We shouldn't celebrate the sentiment, I think, but it's no reason to put down Lovecraft entirely. There's only so much one can escape the bounds of time and culture, and it's relatively easy to simply read his representation of all races (natives, blacks and Innsmouth townfolk alike) as an extension of his fears.

All work becomes problematic with time. It's the problem of staticness. The only part that we can change is the way in which we choose to interpret that work, and the qualities in it that we decide to value. If we completely expunged Lovecraft's feelings of racism from his work, they'd certainly represent a much less offensive work - but we must decide whether it's worth losing a horrific and beautiful facet of what made his horror so effective.

Not based on Lovecraft but nails the tone

>All work becomes problematic with time.
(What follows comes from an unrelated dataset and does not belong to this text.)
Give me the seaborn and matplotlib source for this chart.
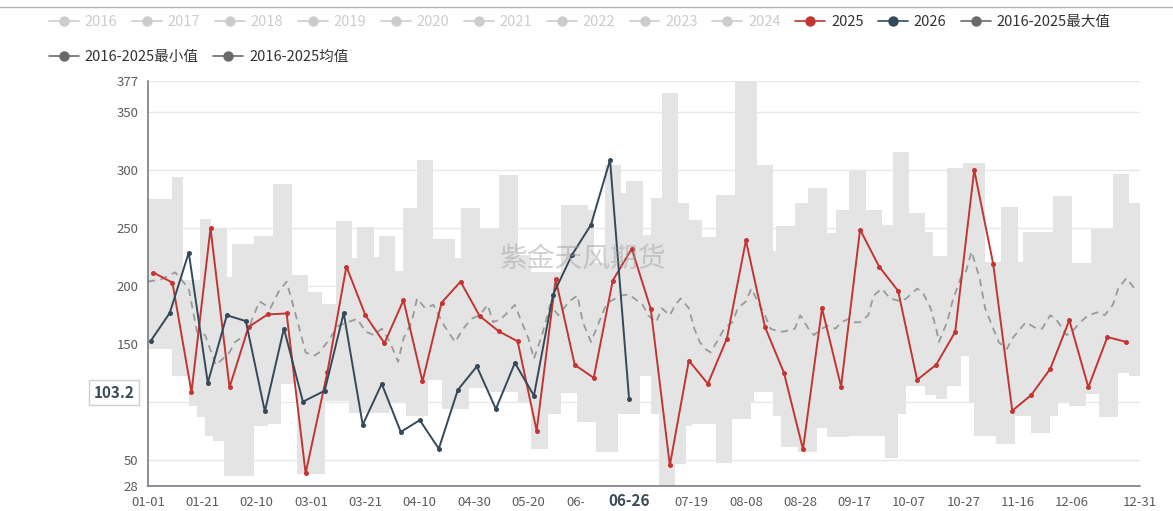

It's the problem of staticness. The only part that we can change is the way in which we choose to interpret that work, and the qualities in it that we decide to value.
That's probably the best way of putting it.
It's like if a Roman dude wrote some racist shit about how Goths are all criminals who ruin fine Roman neighbourhoods nobody today would bat an eye because we're a thousand years divorced from when that might have been politically/culturally relevant.
Right now reading the word nigger gives people a wobbly, put a few more centuries between society and the last 350 years of the first millennium and it will exist as a innocuous historical artefact only.
With that in mind any offence taken at Lovecraft's antiquated views is inherently temporary, and since his work will outlive everyone alive today, anyone with a sound mind would have to concede that getting upset about it is pointless.

Possession (1981) steers towards cosmic horror through the course of the film. WATCH IT

No.

imdb.com/title/tt2793490/?ref_=nv_sr_1

Starry Eyes was a reasonable attempt, got the mood right.